“Liberdade, igualdade e fraternidade”. Que bonito na
teoria. Todos nós somos livres e iguais perante a lei. Mas será que é isso
mesmo? Falando como uma mulher, que igualdade é essa em que salários de
mulheres são, em geral, mais baixos que de homens? Que a política é feita
majoritariamente por homens? E que liberdade toda é essa que nós temos? Arrancar
os pelos para ficarmos mais bonitas? Escolher a roupa que vamos usar, tomando
cuidado para não ser muito curta? Só andar à noite acompanhada de um homem? Passar
calada quando você ouve algum tipo de agressão verbal de algum tarado? Não poder
abortar um bebê indesejado? Nossa. Como as mulheres são livres hoje em dia! Que
bom!
Hoje, dei uma entrevista sobre
assédios que as mulheres sofrem diariamente, além de ter tido a oportunidade de
falar um pouquinho sobre a nossa sociedade machista. A entrevista surgiu em
cima da hora e foi por conta da página “Hoje eu quero voltar sozinha”, das
também estudantes de Comunicação Sofia e Bruna. Eu disse à entrevistadora que
tinha acabado de assistir a um filme em uma aula minha e nele tinha uma
passagem que me chamou atenção. O filme é de 1959 e nessa passagem um homem
fala à sua irmã: “pegue um taxi, uma menina não pode andar sozinha em uma
cidade grande, você pode ser abordada, assediada”. Na hora, isso me fez pensar
que se passaram 55 anos e nada mudou a respeito disso. Isso tudo tem a ver com
o nome da página, que expressa muito bem o que as mulheres sentem. Nós só
queremos voltar sozinhas. Só andar. Só isso.
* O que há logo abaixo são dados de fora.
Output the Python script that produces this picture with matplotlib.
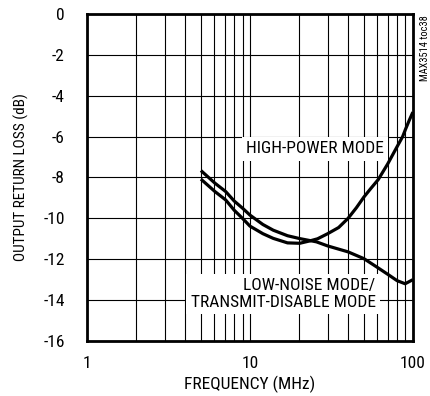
import matplotlib
matplotlib.use("Agg")
from matplotlib import pyplot as plt
from matplotlib import font_manager
from matplotlib.ticker import NullLocator, NullFormatter

# narrow sans like the datasheet font, first one installed wins
names = {f.name for f in font_manager.fontManager.ttflist}
fam = "DejaVu Sans"
for cand in ["Liberation Sans Narrow", "Roboto Condensed", "Archivo Narrow", "Barlow Condensed"]:
    if cand in names:
        fam = cand
        break
plt.rcParams["font.family"] = [fam, "DejaVu Sans"]

# data
freq_hp = [5, 6.1, 7.1, 8, 9, 10, 12, 13.9, 17, 20.2, 23.4, 26, 30, 35, 40, 45, 50, 55, 61.3, 70, 80, 86.5, 90, 95, 100]
rl_hp = [-8.08, -8.69, -9.1, -9.6, -10.0, -10.38, -10.75, -10.98, -11.2, -11.22, -11.1, -11.0,
         -10.75, -10.45, -10.0, -9.48, -8.96, -8.55, -8.1, -7.34, -6.49, -6.0, -5.65, -5.2, -4.8]
freq_ln = [5, 6.1, 7.1, 8, 9, 10, 12, 13.9, 17, 20.2, 25.6, 30, 40, 50, 60, 72, 80, 89.6, 100]
rl_ln = [-7.66, -8.28, -8.69, -9.15, -9.5, -9.84, -10.3, -10.58, -10.85, -10.99, -11.15,
         -11.35, -11.64, -11.97, -12.38, -12.8, -13.05, -13.2, -13.0]
yticks = [0, -2, -4, -6, -8, -10, -12, -14, -16]
xticks = [1, 10, 100]

fig = plt.figure(figsize=(4.31, 3.96), dpi=100)
ax = fig.add_axes([0.2019, 0.139, 0.7561, 0.8256])

ax.set_xscale("log")
ax.set_xlim(1, 100)
ax.set_ylim(-16, 0)

ax.plot(freq_hp, rl_hp, color="black", lw=2.3, zorder=3, solid_capstyle="butt")
ax.plot(freq_ln, rl_ln, color="black", lw=2.3, zorder=3, solid_capstyle="butt")

ax.set_xticks(xticks)
ax.set_xticklabels(["1", "10", "100"])
ax.set_yticks(yticks)
ax.set_yticklabels([str(v) for v in yticks])
ax.tick_params(which="both", length=0, labelsize=12.5)
ax.tick_params(axis="y", pad=16)
ax.tick_params(axis="x", pad=11)
ax.minorticks_on()
ax.yaxis.set_minor_locator(NullLocator())
ax.xaxis.set_minor_formatter(NullFormatter())
ax.grid(True, which="both", color="black", lw=0.8, zorder=1)
for s in ax.spines.values():
    s.set_linewidth(2.0)

box = dict(facecolor="white", edgecolor="none", pad=3)
ax.text(25, -6.6, "HIGH-POWER MODE", ha="center", va="center", fontsize=12.5,
        bbox=box, zorder=2)
ax.text(59, -13.7, "LOW-NOISE MODE/\nTRANSMIT-DISABLE MODE", ha="right", va="center",
        fontsize=12.5, multialignment="right", linespacing=1.1, bbox=box, zorder=2)

ax.set_xlabel("FREQUENCY (MHz)", fontsize=12.5, labelpad=3)
ax.set_ylabel("OUTPUT RETURN LOSS (dB)", fontsize=11, labelpad=10)

fig.text(0.986, 0.962, "MAX3514 toc38", rotation=90, ha="center", va="top", fontsize=7.5)

fig.savefig("out.png", dpi=100)
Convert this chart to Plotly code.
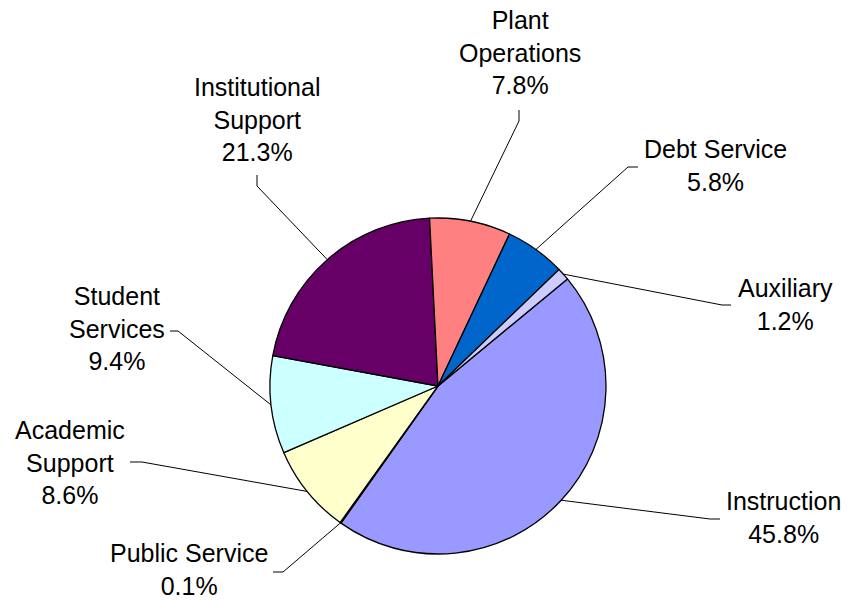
import math
import plotly.graph_objects as go

W, H = 847, 600

categories = ["Instruction", "Public Service", "Academic Support", "Student Services",
              "Institutional Support", "Plant Operations", "Debt Service", "Auxiliary"]
values = [45.8, 0.1, 8.6, 9.4, 21.3, 7.8, 5.8, 1.2]
label_text = ["Instruction<br>45.8%", "Public Service<br>0.1%", "Academic<br>Support<br>8.6%",
              "Student<br>Services<br>9.4%", "Institutional<br>Support<br>21.3%",
              "Plant<br>Operations<br>7.8%", "Debt Service<br>5.8%", "Auxiliary<br>1.2%"]
colors = ["#9999FF", "#993366", "#FFFFCC", "#CCFFFF", "#660066", "#FF8080", "#0066CC", "#CCCCFF"]

# layout (pixel) settings
cx, cy, R = 438, 386, 168
rotation = 50.4
label_pos = [(783, 517), (189, 569), (70, 462), (117, 328), (257, 119), (520, 52), (715, 166), (785, 304)]
elbows = [((720, 519), (710, 519)), ((273, 572), (283, 572)), ((130, 462), (142, 462)),
          ((170, 331), (178, 331)), ((257, 175), (257, 186)), ((519, 110), (519, 121)),
          ((638, 167), (628, 167)), ((731, 305), (722, 305))]

px = lambda x: x / W
py = lambda y: 1 - y / H

fig = go.Figure(go.Pie(
    labels=categories, values=values, sort=False, direction="clockwise",
    rotation=rotation, marker=dict(colors=colors, line=dict(color="black", width=1.3)),
    textinfo="none", hoverinfo="label+percent", showlegend=False,
    domain=dict(x=[px(cx - R), px(cx + R)], y=[py(cy + R), py(cy - R)]),
))

total = sum(values)
cum = 0.0
shapes, annotations = [], []
for i, v in enumerate(values):
    mid = rotation + (cum + v / 2) / total * 360
    cum += v
    a = math.radians(mid)
    ex, ey = cx + R * math.sin(a), cy - R * math.cos(a)
    (x0, y0), (x1, y1) = elbows[i]
    shapes.append(dict(type="path", xref="paper", yref="paper",
                       path=f"M {px(x0)} {py(y0)} L {px(x1)} {py(y1)} L {px(ex)} {py(ey)}",
                       line=dict(color="black", width=1)))
    lx, ly = label_pos[i]
    annotations.append(dict(x=px(lx), y=py(ly), xref="paper", yref="paper",
                            text=label_text[i], showarrow=False, xanchor="center",
                            yanchor="middle", align="center",
                            font=dict(size=25, color="black")))

fig.update_layout(
    width=W, height=H, margin=dict(l=0, r=0, t=0, b=0),
    paper_bgcolor="white", plot_bgcolor="white",
    font=dict(family="Arial, Liberation Sans, sans-serif"),
    shapes=shapes, annotations=annotations,
)
fig.write_html("out.html")
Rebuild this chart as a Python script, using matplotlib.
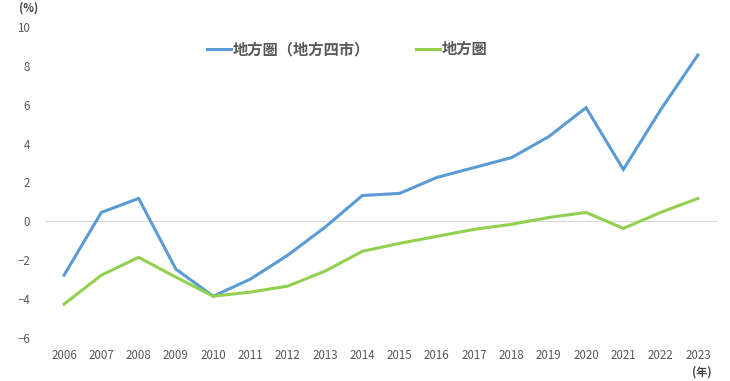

Vejam bem, não estou aqui dizendo
que é errado olhar. Todas as pessoas olham quando acham alguém bonito,
atraente. Ok. Mas isso não pode ser confundido com uma invasão a nossa
privacidade e nosso corpo. Não, o que nós ouvimos diariamente não são elogios. Seria
elogio se um homem me parasse, me pedisse licença e dissesse “nossa, como você
é bonita”. Ou se ele simplesmente sorrisse pra mim, eu já entenderia o recado. Eu
agradeceria ou sorriria de volta como agradecimento e seguiria meu dia feliz,
com a autoestima maior. Mas o que eu ouço, na verdade, é “que delícia”, “que
gostosa” e o pior de todos que já escutei: “aí nem, se tu fosse minha namorada,
não saía da cama nunca”. A vontade era de mandar se foder, de dar um tapa na
cara, mas eu tive medo, eu tenho medo, então só passei direto. Como sempre.
Hoje mesmo, tive de ir ao Centro da
Cidade. Me senti nua. Eu estava arrumadinha para uma entrevista e não parava de
ser encarada. Como eu disse, olhar não tem problema, mas é o jeito que olham. Um
velho nojento que estava ao meu lado para atravessar a rua ficou me encarando
como se eu fosse uma comida fresca e suculenta. Imediatamente eu bufei e
troquei de lugar. Isso depois de eu ter pedido uma informação a dois policiais
que adoraram a minha presença. O jeito que me olharam, o jeito que um deles me
respondeu foi de dar nos nervos. Se eu desse um sorrisinho a mais, já iam achar
que eu era a mais nova biscate do pedaço.
Acho que foi por isso que virei feminista. Quando comecei
a andar sozinha e ser abordada por homens ou escutar esse tipo de coisa. Eu ouço
isso e me sinto pequena, indefesa, inferior. Eu tenho vontade de gritar,
xingar, mas tenho muito medo de algo pior acontecer comigo. Eu tenho que
amarrar um casaco na minha cintura, para dificultar a visão da minha bunda. Eu tenho
que mediar o tamanho do meu short, porque senão minha mãe se preocupa, meu pai
se preocupa, eu me preocupo. E, não importa o tamanho do short, eu tenho que
descê-lo o máximo possível quando me levando da cadeira do ônibus.
Hoje, eu luto por todos os direitos das mulheres, pela
nossa igualdade, pela nossa liberdade. É muito triste eu não me sentir livre ao
andar nas ruas. Eu sonho com o dia em que minha filha, ou minha neta, poderá
escolher a roupa que ela quiser sem achar que será culpada pelos assédios que
sofre. Que ela ganhe os mesmo salários que o meu filho, ou meu neto. Que eles
possam ter os mesmos direitos e a mesma importância no mundo. Mas se isso é
considerado muito distante, então eu só quero poder voltar sozinha mesmo. Sem mais.
Marina Martins, escrevendo seu milésimo texto sobre o mesmo tema. E continuará escrevendo até que toda essa palhaçada tenha um fim.